An essential work for anyone practicing in insolvency who routinely uses the Insolvency Rules.

This Annotated Guide to the New Insolvency Rules currently compares the Insolvency Rules 1986 with the draft new insolvency rules published by the Insolvency Service in July 2015. We will be publishing an updated version of this Annotated Guide as soon as possible comparing the Insolvency Rules 1986 with the Insolvency (England and Wales) Rules 2016, which were laid before Parliament on 25 October 2016.

About the Authors

Susan Morgan
Director, Enigma Resource Group
Susan has specialised in all types of insolvency cases. She has worked in private practice, regulatory and government sectors with experience in investigation, risk and compliance. Her work has included providing
advice to government departments, advising non-UK governments on insolvency matters and serving as a visiting fellow in insolvency at Kingston University.

Dr John Tribe
Associate Professor, Kingston Law School
John is a leading researcher on personal insolvency law and bankruptcy history in the United Kingdom. He has published widely on personal insolvency and bankruptcy history.
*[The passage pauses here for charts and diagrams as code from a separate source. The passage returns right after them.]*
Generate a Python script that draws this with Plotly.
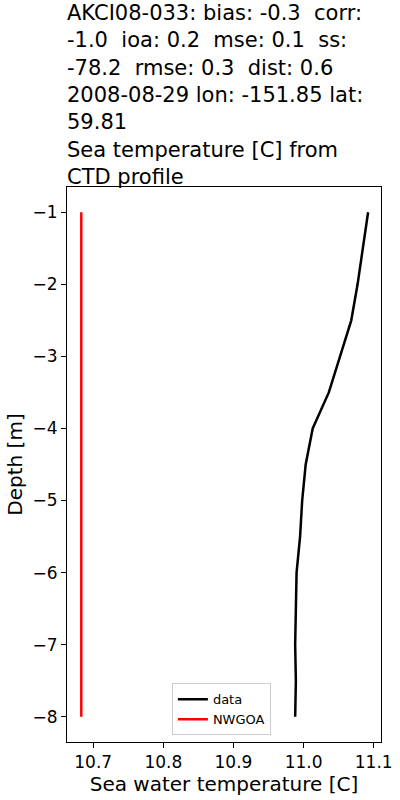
import plotly.graph_objects as go

depth = [-1.0, -1.5, -2.0, -2.5, -3.0, -3.5, -4.0, -4.5, -5.0, -5.5, -6.0, -6.5, -7.0, -7.5, -8.0]
data_temp = [11.092, 11.085, 11.077, 11.068, 11.052, 11.036, 11.013, 11.003, 10.998, 10.995,
             10.990, 10.989, 10.988, 10.989, 10.988]
model_depth = [-1.0, -8.0]
model_temp = [10.683, 10.683]

title_lines = [
    "AKCI08-033: bias: -0.3  corr:",
    "-1.0  ioa: 0.2  mse: 0.1  ss:",
    "-78.2  rmse: 0.3  dist: 0.6",
    "2008-08-29 lon: -151.85 lat:",
    "59.81",
    "Sea temperature [C] from",
    "CTD profile",
]

FONT = "DejaVu Sans"
L, R, T, B = 67, 19, 187, 58
PH = 800 - T - B

fig = go.Figure()
fig.add_trace(go.Scatter(x=data_temp, y=depth, mode="lines", name="data",
                         line=dict(color="black", width=2.5)))
fig.add_trace(go.Scatter(x=model_temp, y=model_depth, mode="lines", name="NWGOA",
                         line=dict(color="red", width=2.5)))

fig.add_annotation(text="<br>".join(title_lines), xref="paper", yref="paper",
                   x=0, xanchor="left", y=(800 - B + 1) / PH, yanchor="top",
                   align="left", showarrow=False, xshift=-2,
                   font=dict(family=FONT, size=21, color="black"))

fig.update_layout(
    width=400, height=800,
    margin=dict(l=L, r=R, t=T, b=B, autoexpand=False),
    paper_bgcolor="white", plot_bgcolor="white",
    font=dict(family=FONT, color="black", size=17),
    showlegend=True,
    legend=dict(x=0.334, y=0.012, xanchor="left", yanchor="bottom",
                bordercolor="#cccccc", borderwidth=1, bgcolor="white",
                font=dict(family=FONT, size=13)),
)
fig.update_xaxes(range=[10.6626, 11.1104], tickvals=[10.7, 10.8, 10.9, 11.0, 11.1],
                 ticktext=["10.7", "10.8", "10.9", "11.0", "11.1"],
                 showgrid=False, zeroline=False, showline=True, mirror=True,
                 linecolor="black", linewidth=1, ticks="outside", ticklen=5,
                 tickcolor="black", automargin=False,
                 title=dict(text="Sea water temperature [C]", standoff=4),
                 tickfont=dict(size=17))
fig.update_yaxes(range=[-8.35, -0.65], tickvals=[-8, -7, -6, -5, -4, -3, -2, -1],
                 showgrid=False, zeroline=False, showline=True, mirror=True,
                 linecolor="black", linewidth=1, ticks="outside", ticklen=5,
                 tickcolor="black", automargin=False,
                 title=dict(text="Depth [m]", standoff=4),
                 tickfont=dict(size=17))

fig.write_html("out.html", config={"displayModeBar": False},
               post_script="document.body.style.margin='0';")
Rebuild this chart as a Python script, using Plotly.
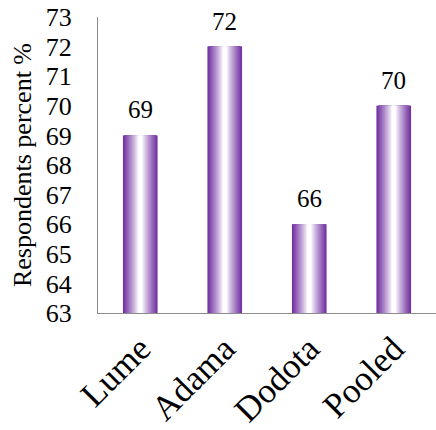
import plotly.graph_objects as go

categories = ["Lume", "Adama", "Dodota", "Pooled"]
values = [69, 72, 66, 70]
y_ticks = list(range(63, 74))

PURPLE = (112, 48, 160)
WHITE = (255, 255, 255)
BAR_WIDTH = 0.41
N_LAYERS = 26
SERIF = "Times New Roman"

def mix(t):
    t = max(0.0, min(1.0, t))
    return "rgb(%d,%d,%d)" % tuple(round(WHITE[i] + (PURPLE[i] - WHITE[i]) * t) for i in range(3))

fig = go.Figure()
for k in range(N_LAYERS):
    frac = 1 - k / N_LAYERS
    t = ((frac - 0.12) / 0.88) ** 0.85 if frac > 0.12 else 0
    fig.add_trace(go.Bar(
        x=categories, y=values, width=BAR_WIDTH * frac,
        marker=dict(color=mix(t), line=dict(width=0)),
        showlegend=False, hoverinfo="skip",
    ))

for c, v in zip(categories, values):
    fig.add_annotation(x=c, y=v, text=str(v), showarrow=False, yanchor="bottom",
                       yshift=10, font=dict(family=SERIF, size=25, color="#000"))

fig.update_layout(
    barmode="overlay",
    width=436, height=430,
    margin=dict(l=98, r=0, t=17, b=117),
    plot_bgcolor="white", paper_bgcolor="white",
    font=dict(family=SERIF, color="#000"),
    xaxis=dict(
        showline=True, linecolor="#8c8c8c", linewidth=1.3, showgrid=False, automargin=False,
        tickangle=-45, tickfont=dict(family=SERIF, size=35, color="#000"), ticks="",
        ticklabelstandoff=0,
    ),
    yaxis=dict(
        range=[63, 73], tickvals=y_ticks, showline=True, linecolor="#8c8c8c", linewidth=1.3,
        showgrid=False, zeroline=False, automargin=False,
        tickfont=dict(family=SERIF, size=26, color="#000"),
        ticks="", ticklabelstandoff=20,
        title=dict(text="Respondents percent %", font=dict(family=SERIF, size=26, color="#000"),
                   standoff=6),
    ),
)

fig.write_html("out.html")
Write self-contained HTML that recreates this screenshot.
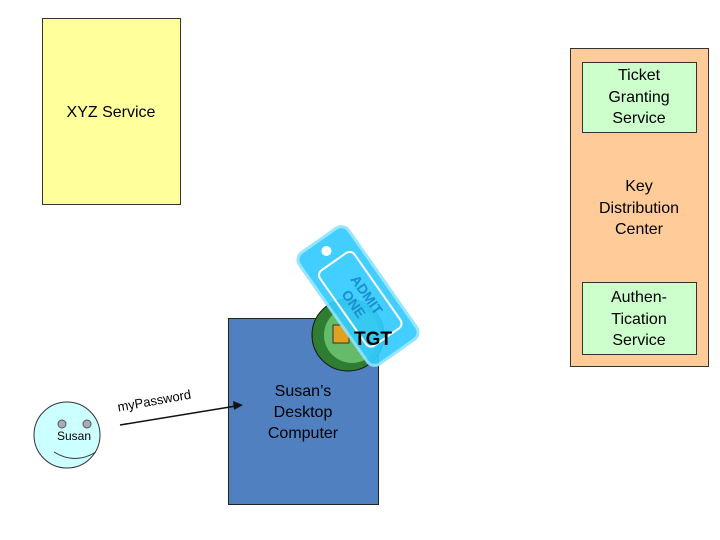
<!DOCTYPE html>
<html><head><style>body{margin:0;background:#fff}svg{display:block}text{font-family:"Liberation Sans",sans-serif}</style></head>
<body>
<svg width="720" height="540" viewBox="0 0 720 540" xmlns="http://www.w3.org/2000/svg">
<rect x="42.5" y="18.5" width="138" height="186" fill="#ffff9c" stroke="#333"/>
<text x="111" y="117" font-size="16" text-anchor="middle">XYZ Service</text>
<rect x="570.5" y="48.5" width="138" height="318" fill="#ffcc99" stroke="#333"/>
<rect x="582.5" y="62.5" width="114" height="70" fill="#ccffcc" stroke="#333"/>
<text font-size="16" text-anchor="middle"><tspan x="639" y="80">Ticket</tspan><tspan x="639" y="102">Granting</tspan><tspan x="639" y="123">Service</tspan></text>
<text font-size="16" text-anchor="middle"><tspan x="639" y="191">Key</tspan><tspan x="639" y="213">Distribution</tspan><tspan x="639" y="234">Center</tspan></text>
<rect x="582.5" y="282.5" width="114" height="72" fill="#ccffcc" stroke="#333"/>
<text font-size="16" text-anchor="middle"><tspan x="639" y="302">Authen-</tspan><tspan x="639" y="324">Tication</tspan><tspan x="639" y="345">Service</tspan></text>
<rect x="228.5" y="318.5" width="150" height="186" fill="#5080c0" stroke="#222"/>
<text font-size="16" text-anchor="middle"><tspan x="303" y="396">Susan’s</tspan><tspan x="303" y="417">Desktop</tspan><tspan x="303" y="438">Computer</tspan></text>
<circle cx="348" cy="335" r="36" fill="#2e7d32" stroke="#111"/>
<circle cx="352" cy="335" r="28" fill="#66bb6a"/>
<rect x="333" y="325" width="16" height="18" fill="#e0a020" stroke="#333"/>
<g transform="translate(358,296) rotate(55)">
<rect x="-68" y="-30" width="136" height="60" rx="9" fill="#33ccff" stroke="#8fe4ff" stroke-width="3" opacity="0.92"/>
<rect x="-42" y="-21" width="92" height="42" rx="6" fill="none" stroke="#fff" stroke-width="2"/>
<circle cx="-55" cy="0" r="5" fill="#fff"/>
<text x="4" y="-3" font-size="14" font-weight="bold" fill="#1a8fd0" text-anchor="middle">ADMIT</text>
<text x="4" y="13" font-size="14" font-weight="bold" fill="#1a8fd0" text-anchor="middle">ONE</text>
</g>
<text x="373" y="345" font-size="19" font-weight="bold" text-anchor="middle">TGT</text>
<circle cx="67" cy="435" r="33" fill="#ccffff" stroke="#333"/>
<circle cx="62" cy="424" r="4" fill="#aab" stroke="#555"/>
<circle cx="87" cy="424" r="4" fill="#aab" stroke="#555"/>
<text x="74" y="440" font-size="12" text-anchor="middle">Susan</text>
<path d="M54 452 Q75 465 96 452" fill="none" stroke="#333"/>
<text x="155" y="405" font-size="13" text-anchor="middle" transform="rotate(-10 155 405)">myPassword</text>
<line x1="120" y1="425" x2="236" y2="406" stroke="#111" stroke-width="1.5"/>
<polygon points="243,405 233,401 234,410" fill="#111"/>
</svg>
</body></html>
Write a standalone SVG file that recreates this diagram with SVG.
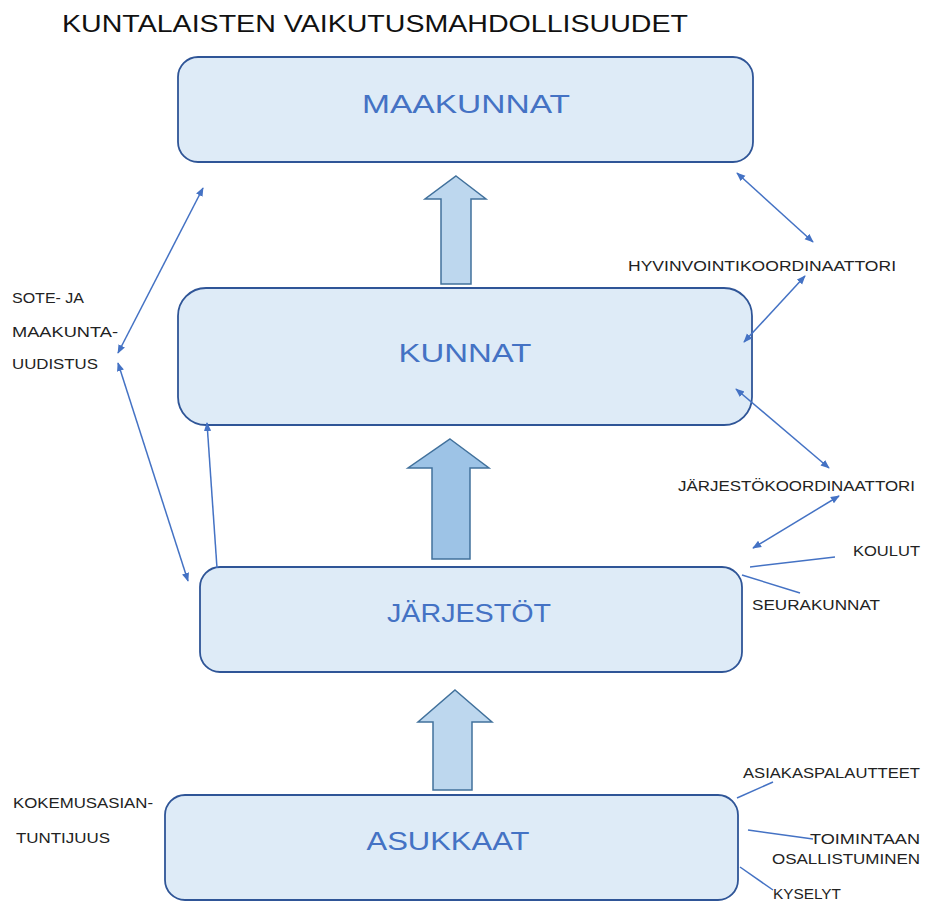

In 2006 he gave evidence to the
Scottish Parliament on bankruptcy reform and his work has been supportively cited by a number of his senior colleagues. An experienced media commentator, he has appeared on Sky television, BBC television
and radio and given a number of quotes to the national press on personal insolvency matters. John has undertaken funded commissioned research for the Insolvency Service (2005 and 2007), Grant Thornton
(2007), KPMG (2009), Baker Tilly (2011) and the London Gazette (2012). In 2013 John received funding from the Institute of Chartered Accountants in England and Wales (ICAEW) for the Cork Archive digitisation project.